Es en el mercado más burdo y voraz donde se gestan malas
imitaciones de todo tipo de productos originales con altos estándares de
calidad, y nada escapa a esta tendencia que se ha acentuado desde,
precisamente, la década de los ochenta, aunque ya antes había expresiones en
este sentido. Walter Murphy —autor del tema inicial de Family Guy— tuvo un éxito inesperado en 1976 con una versión para
discoteca de la quinta sinfonía de Beethoven, al igual que Giorgio Moroder tres
años antes con “Lonely Lovers Symphony”, basada en “Para Elisa”. Treinta años
antes, “El vuelo del abejorro”, de Rimsky-Korsakov, se utilizó para el programa
de radio El Avispón Verde, que
pasaría a la televisión en la segunda mitad de los sesenta. Hay miles de
versiones de piezas clásicas para un amplio mercado de público complaciente en
arreglos de tenores como Andrea Boccelli e instrumentistas como Vanessa Mae y
una legión de artistas muy iguales. (En México la voluptuosa violinista Olga
Breeskin salía en bikini en el programa dominical setentero de Raúl Velasco
haciendo algo parecido.)
Con el blues, el jazz y el rock ha pasado lo mismo, y se
apilan los discos que tratan de homenajear las piezas más conocidas y sus
intérpretes más famosos. Proliferan recopilaciones como Jazz and ’80s y muchas
más con la misma fórmula.

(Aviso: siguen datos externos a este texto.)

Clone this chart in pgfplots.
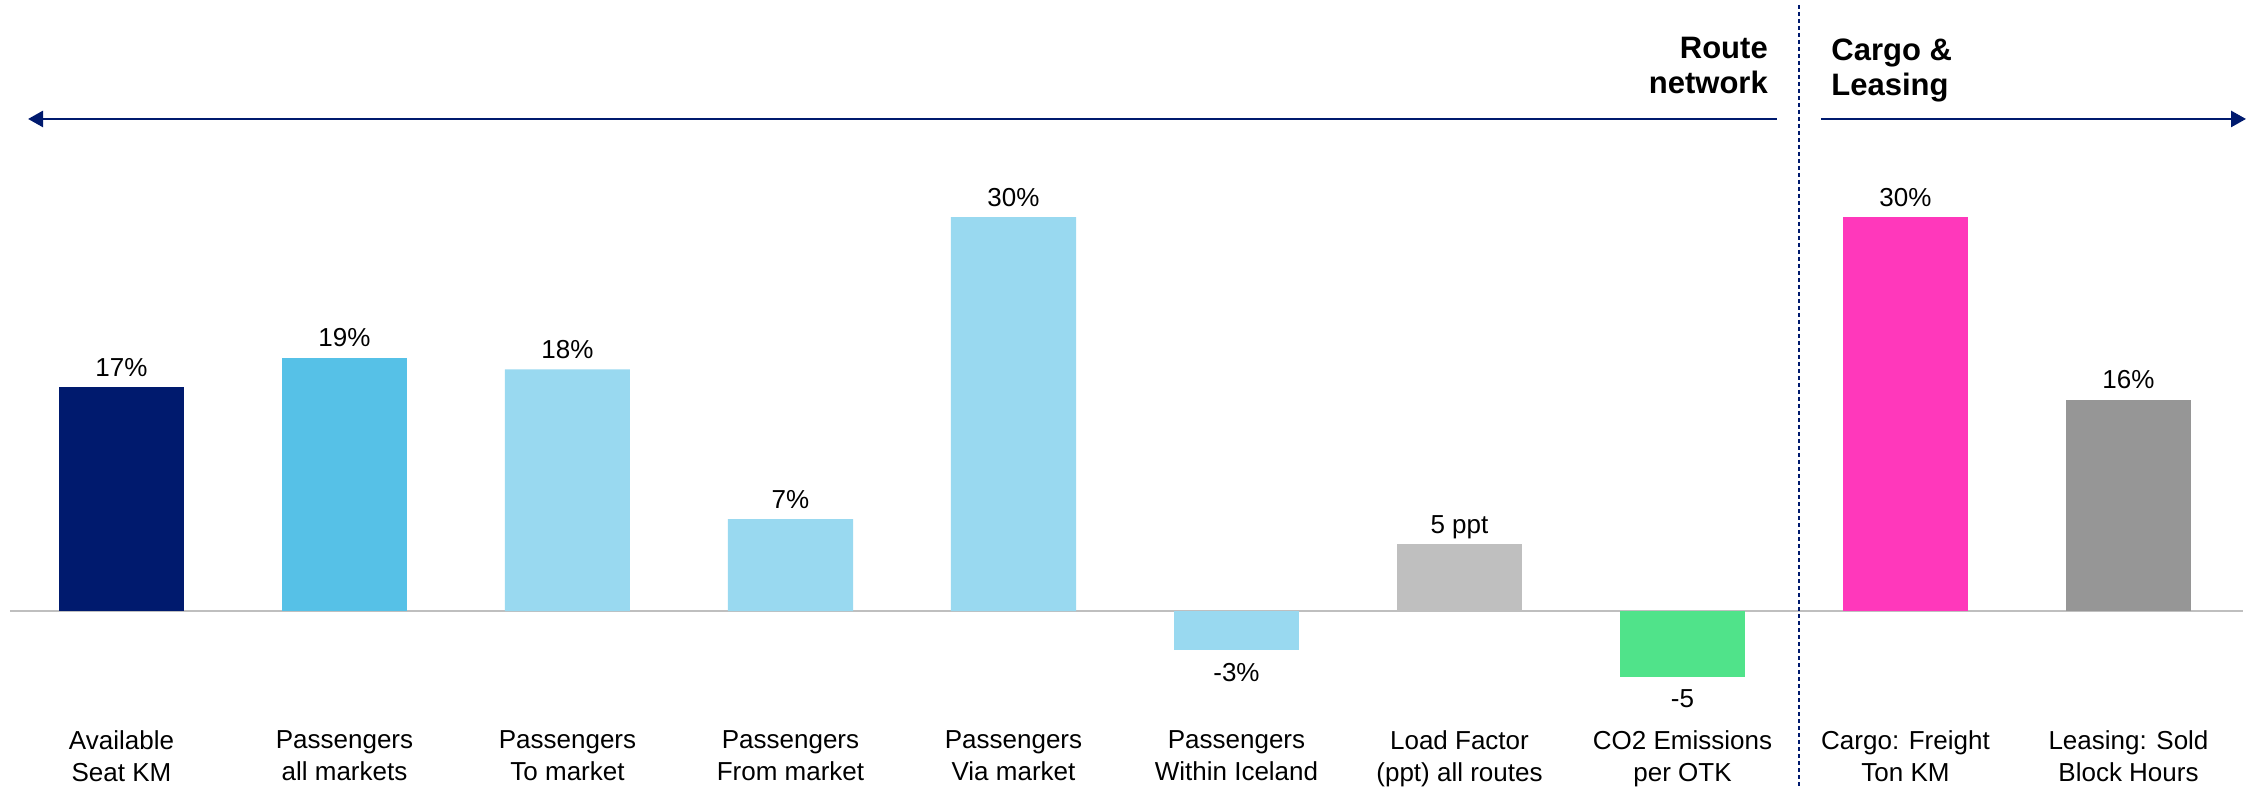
\documentclass[border=0pt]{standalone}
\usepackage{pgfplots}
\pgfplotsset{compat=1.18}
\usepackage{fontspec}
\setmainfont{Liberation Sans}
\usetikzlibrary{arrows.meta}
\definecolor{navy}{RGB}{0,26,110}
\definecolor{skyA}{RGB}{86,193,231}
\definecolor{skyB}{RGB}{153,217,240}
\definecolor{greyA}{RGB}{191,191,191}
\definecolor{greenA}{RGB}{80,227,138}
\definecolor{pinkA}{RGB}{255,56,187}
\definecolor{greyB}{RGB}{150,150,150}
\begin{document}
\begin{tikzpicture}
\begin{axis}[
  width=1127.5pt, height=393.5pt, scale only axis,
  xmin=-0.5448, xmax=9.5673, ymin=-13.40, ymax=46.53,
  axis line style={draw=none}, tick style={draw=none}, ytick=\empty,
  xtick={0,...,9},
  xticklabels={{Available\\Seat KM},{Passengers\\all markets},{Passengers\\To market},{Passengers\\From market},{Passengers\\Via market},{Passengers\\Within Iceland},{Load Factor\\(ppt) all routes},{CO2 Emissions\\per OTK},{Cargo: Freight\\Ton KM},{Leasing: Sold\\Block Hours}},
  xticklabel style={align=center, font=\fontsize{13}{16}\selectfont, anchor=north, yshift=36pt},
  ybar, bar width=62.5pt, bar shift=0pt,
  clip=false,
  point meta=explicit symbolic,
  nodes near coords,
  pos/.style={every node near coord/.append style={font=\fontsize{13}{16}\selectfont, anchor=base, yshift=5.5pt, text=black}},
  neg/.style={every node near coord/.append style={font=\fontsize{13}{16}\selectfont, anchor=base, yshift=-15.5pt, text=black}},
]
\draw[color=greyA, line width=1pt] (axis cs:-0.5,0) -- (axis cs:9.513,0);
\addplot[fill=navy, draw=none, pos] coordinates {(0,17.05) [17\%]};
\addplot[fill=skyA, draw=none, pos] coordinates {(1,19.3) [19\%]};
\addplot[fill=skyB, draw=none, pos] coordinates {(2,18.4) [18\%] (3,7.0) [7\%] (4,30) [30\%]};
\addplot[fill=skyB, draw=none, neg] coordinates {(5,-2.97) [-3\%]};
\addplot[fill=greyA, draw=none, pos] coordinates {(6,5.1) [5 ppt]};
\addplot[fill=greenA, draw=none, neg] coordinates {(7,-5.0) [-5]};
\addplot[fill=pinkA, draw=none, pos] coordinates {(8,30) [30\%]};
\addplot[fill=greyB, draw=none, pos] coordinates {(9,16.1) [16\%]};
\draw[navy, line width=1.35pt, -{Triangle[length=7.5pt,width=8pt]}] (axis cs:7.423,37.47) -- (axis cs:-0.419,37.47);
\draw[navy, line width=1.35pt, -{Triangle[length=7.5pt,width=8pt]}] (axis cs:7.620,37.47) -- (axis cs:9.527,37.47);
\draw[navy, line width=0.6pt, dash pattern=on 2pt off 1.5pt] (axis cs:7.522,46.15) -- (axis cs:7.522,-13.40);
\node[anchor=north east, align=right, inner sep=0pt, font=\fontsize{15.5}{17.5}\selectfont\bfseries] at (axis cs:7.384,43.75) {Route\\network};
\node[anchor=north west, align=left, inner sep=0pt, font=\fontsize{15.5}{17.5}\selectfont\bfseries] at (axis cs:7.666,43.6) {Cargo \&\\Leasing};
\end{axis}
\pgfresetboundingbox
\useasboundingbox (current axis.south west) rectangle (current axis.north east);
\end{tikzpicture}
\end{document}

Algo con mayor riesgo e inteligencia hizo el
colectivo francés Nouvelle Vague con piezas del punk y el new wave originales
de Dead Kennedys, Joy Division y The Cure, por ejemplo.
Y volver volver
volver
Nunca antes en la historia se había escarbado tanto en el
pasado reciente para extraer materiales que pudieran reciclarse con facilidad y
venderse a las nuevas generaciones. El crecimiento exacerbado del mercado bien
pudo haber ocasionado un agotamiento de la originalidad, razón por la cual se
ofrecen a la venta productos fácilmente digeribles —ya se trate de originales o
copias— por una mayoría de consumidores poco educados o exigentes. Puede
decirse, con Perogrullo, que los resultados dependen del talento y la
honestidad o de la impericia y vulgaridad de quienes deciden hacer versiones
nuevas de éxitos anteriores o que se arriesgan a componer los suyos. El mercado
es vasto y veleidoso y para cada segmento hay oferta y demanda, aunque
ciertamente los más vendidos son aquellos que repiten fórmulas y estructuras
musicales ya muy probadas.
Hay en todo el mundo extraordinarios imitadores de los
Beatles o de Abba y feroces trituradores de piezas que deberían estar a salvo
de cretinos caprichosos. Esto no es posible y, como en la novela de Orwell, la
historia de la música se reescribe cotidianamente. Es posible que muchos
jóvenes jamás lleguen a conocer las canciones originales de Pink Floyd y en
cambio disfrutan de trasuntos débiles y fragmentarios —jamás conocerán un álbum
conceptual. Creerán que escuchan por primera vez una tonada pegajosa que al día
siguiente cambiarán alegremente por otra, muy posiblemente otro cover. Felices
ignorantes, pensarán que David Bowie fue autor de un “one-hit wonder”. A ver si
a alguien se le ocurre, por lo menos, hacer un cover decoroso de alguna pieza
del loco de Turín. Hacer del eterno retorno algo menos aburrido, pues.